-- start DATA PROVIDED --
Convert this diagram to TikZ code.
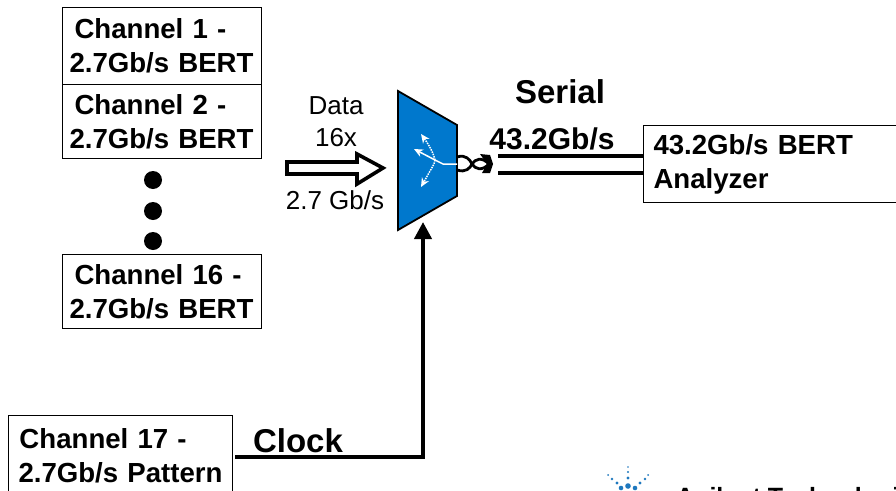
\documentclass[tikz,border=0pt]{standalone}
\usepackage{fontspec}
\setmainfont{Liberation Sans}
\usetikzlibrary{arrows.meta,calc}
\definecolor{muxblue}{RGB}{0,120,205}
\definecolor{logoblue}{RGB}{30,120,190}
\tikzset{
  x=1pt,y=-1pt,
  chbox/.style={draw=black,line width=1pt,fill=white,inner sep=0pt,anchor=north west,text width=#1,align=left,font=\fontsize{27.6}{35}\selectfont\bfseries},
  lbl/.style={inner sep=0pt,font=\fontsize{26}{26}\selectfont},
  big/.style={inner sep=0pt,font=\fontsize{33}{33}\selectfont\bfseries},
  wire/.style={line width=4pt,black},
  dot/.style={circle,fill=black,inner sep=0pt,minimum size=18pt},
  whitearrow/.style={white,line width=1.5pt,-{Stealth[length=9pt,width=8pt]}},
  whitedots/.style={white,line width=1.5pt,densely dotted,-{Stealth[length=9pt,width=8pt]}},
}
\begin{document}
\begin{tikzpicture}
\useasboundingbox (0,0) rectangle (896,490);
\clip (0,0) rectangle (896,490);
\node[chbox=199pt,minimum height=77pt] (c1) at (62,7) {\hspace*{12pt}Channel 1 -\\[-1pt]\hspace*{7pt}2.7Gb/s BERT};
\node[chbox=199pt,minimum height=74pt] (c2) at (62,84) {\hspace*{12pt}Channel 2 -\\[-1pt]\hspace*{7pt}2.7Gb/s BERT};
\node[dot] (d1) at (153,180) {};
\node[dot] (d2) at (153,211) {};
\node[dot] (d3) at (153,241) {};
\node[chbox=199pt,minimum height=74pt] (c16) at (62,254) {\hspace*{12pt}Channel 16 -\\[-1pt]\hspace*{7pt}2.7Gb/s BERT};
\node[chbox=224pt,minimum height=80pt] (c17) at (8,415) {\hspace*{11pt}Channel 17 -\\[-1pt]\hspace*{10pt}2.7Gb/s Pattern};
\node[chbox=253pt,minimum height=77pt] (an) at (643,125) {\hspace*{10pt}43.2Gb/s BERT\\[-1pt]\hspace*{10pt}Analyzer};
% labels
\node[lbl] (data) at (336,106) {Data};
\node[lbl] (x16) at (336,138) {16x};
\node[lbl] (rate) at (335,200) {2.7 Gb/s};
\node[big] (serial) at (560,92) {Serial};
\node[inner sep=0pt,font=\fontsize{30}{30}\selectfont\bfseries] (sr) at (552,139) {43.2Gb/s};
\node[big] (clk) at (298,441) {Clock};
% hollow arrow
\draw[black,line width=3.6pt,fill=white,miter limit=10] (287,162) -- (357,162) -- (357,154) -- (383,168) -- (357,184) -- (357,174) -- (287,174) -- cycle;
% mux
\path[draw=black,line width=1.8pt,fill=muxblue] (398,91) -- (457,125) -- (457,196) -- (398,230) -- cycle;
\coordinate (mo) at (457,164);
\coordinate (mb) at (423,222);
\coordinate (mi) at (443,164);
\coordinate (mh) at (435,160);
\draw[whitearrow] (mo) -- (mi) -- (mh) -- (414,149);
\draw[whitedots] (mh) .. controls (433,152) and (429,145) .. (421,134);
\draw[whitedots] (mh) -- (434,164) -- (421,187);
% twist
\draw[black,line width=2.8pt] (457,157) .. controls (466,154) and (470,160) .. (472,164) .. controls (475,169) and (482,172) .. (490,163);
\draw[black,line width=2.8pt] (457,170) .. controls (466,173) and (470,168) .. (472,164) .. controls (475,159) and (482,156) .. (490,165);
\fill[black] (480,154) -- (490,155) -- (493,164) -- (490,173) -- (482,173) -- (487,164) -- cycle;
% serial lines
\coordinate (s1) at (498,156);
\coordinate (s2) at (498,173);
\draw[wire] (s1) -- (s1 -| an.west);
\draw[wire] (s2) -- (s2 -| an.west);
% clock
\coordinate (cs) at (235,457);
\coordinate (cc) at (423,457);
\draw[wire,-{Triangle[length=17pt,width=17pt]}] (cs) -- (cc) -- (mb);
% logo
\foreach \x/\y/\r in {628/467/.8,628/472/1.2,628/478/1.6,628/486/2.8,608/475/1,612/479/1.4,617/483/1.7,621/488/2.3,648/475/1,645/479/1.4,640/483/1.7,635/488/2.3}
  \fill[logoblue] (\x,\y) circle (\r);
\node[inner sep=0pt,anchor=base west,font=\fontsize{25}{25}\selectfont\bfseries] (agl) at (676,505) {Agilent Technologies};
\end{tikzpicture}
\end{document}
-- end DATA PROVIDED --
__DIRECTION__. Leave out the pictures and restate everything else word for word.

__RESULT OF THIS EXERCISE__.
Convert this diagram to TikZ code.
\documentclass[tikz,border=0pt]{standalone}
\usepackage{fontspec}
\setmainfont{Liberation Sans}
\usetikzlibrary{arrows.meta,calc}
\definecolor{muxblue}{RGB}{0,120,205}
\definecolor{logoblue}{RGB}{30,120,190}
\tikzset{
  x=1pt,y=-1pt,
  chbox/.style={draw=black,line width=1pt,fill=white,inner sep=0pt,anchor=north west,text width=#1,align=left,font=\fontsize{27.6}{35}\selectfont\bfseries},
  lbl/.style={inner sep=0pt,font=\fontsize{26}{26}\selectfont},
  big/.style={inner sep=0pt,font=\fontsize{33}{33}\selectfont\bfseries},
  wire/.style={line width=4pt,black},
  dot/.style={circle,fill=black,inner sep=0pt,minimum size=18pt},
  whitearrow/.style={white,line width=1.5pt,-{Stealth[length=9pt,width=8pt]}},
  whitedots/.style={white,line width=1.5pt,densely dotted,-{Stealth[length=9pt,width=8pt]}},
}
\begin{document}
\begin{tikzpicture}
\useasboundingbox (0,0) rectangle (896,490);
\clip (0,0) rectangle (896,490);
\node[chbox=199pt,minimum height=77pt] (c1) at (62,7) {\hspace*{12pt}Channel 1 -\\[-1pt]\hspace*{7pt}2.7Gb/s BERT};
\node[chbox=199pt,minimum height=74pt] (c2) at (62,84) {\hspace*{12pt}Channel 2 -\\[-1pt]\hspace*{7pt}2.7Gb/s BERT};
\node[dot] (d1) at (153,180) {};
\node[dot] (d2) at (153,211) {};
\node[dot] (d3) at (153,241) {};
\node[chbox=199pt,minimum height=74pt] (c16) at (62,254) {\hspace*{12pt}Channel 16 -\\[-1pt]\hspace*{7pt}2.7Gb/s BERT};
\node[chbox=224pt,minimum height=80pt] (c17) at (8,415) {\hspace*{11pt}Channel 17 -\\[-1pt]\hspace*{10pt}2.7Gb/s Pattern};
\node[chbox=253pt,minimum height=77pt] (an) at (643,125) {\hspace*{10pt}43.2Gb/s BERT\\[-1pt]\hspace*{10pt}Analyzer};
% labels
\node[lbl] (data) at (336,106) {Data};
\node[lbl] (x16) at (336,138) {16x};
\node[lbl] (rate) at (335,200) {2.7 Gb/s};
\node[big] (serial) at (560,92) {Serial};
\node[inner sep=0pt,font=\fontsize{30}{30}\selectfont\bfseries] (sr) at (552,139) {43.2Gb/s};
\node[big] (clk) at (298,441) {Clock};
% hollow arrow
\draw[black,line width=3.6pt,fill=white,miter limit=10] (287,162) -- (357,162) -- (357,154) -- (383,168) -- (357,184) -- (357,174) -- (287,174) -- cycle;
% mux
\path[draw=black,line width=1.8pt,fill=muxblue] (398,91) -- (457,125) -- (457,196) -- (398,230) -- cycle;
\coordinate (mo) at (457,164);
\coordinate (mb) at (423,222);
\coordinate (mi) at (443,164);
\coordinate (mh) at (435,160);
\draw[whitearrow] (mo) -- (mi) -- (mh) -- (414,149);
\draw[whitedots] (mh) .. controls (433,152) and (429,145) .. (421,134);
\draw[whitedots] (mh) -- (434,164) -- (421,187);
% twist
\draw[black,line width=2.8pt] (457,157) .. controls (466,154) and (470,160) .. (472,164) .. controls (475,169) and (482,172) .. (490,163);
\draw[black,line width=2.8pt] (457,170) .. controls (466,173) and (470,168) .. (472,164) .. controls (475,159) and (482,156) .. (490,165);
\fill[black] (480,154) -- (490,155) -- (493,164) -- (490,173) -- (482,173) -- (487,164) -- cycle;
% serial lines
\coordinate (s1) at (498,156);
\coordinate (s2) at (498,173);
\draw[wire] (s1) -- (s1 -| an.west);
\draw[wire] (s2) -- (s2 -| an.west);
% clock
\coordinate (cs) at (235,457);
\coordinate (cc) at (423,457);
\draw[wire,-{Triangle[length=17pt,width=17pt]}] (cs) -- (cc) -- (mb);
% logo
\foreach \x/\y/\r in {628/467/.8,628/472/1.2,628/478/1.6,628/486/2.8,608/475/1,612/479/1.4,617/483/1.7,621/488/2.3,648/475/1,645/479/1.4,640/483/1.7,635/488/2.3}
  \fill[logoblue] (\x,\y) circle (\r);
\node[inner sep=0pt,anchor=base west,font=\fontsize{25}{25}\selectfont\bfseries] (agl) at (676,505) {Agilent Technologies};
\end{tikzpicture}
\end{document}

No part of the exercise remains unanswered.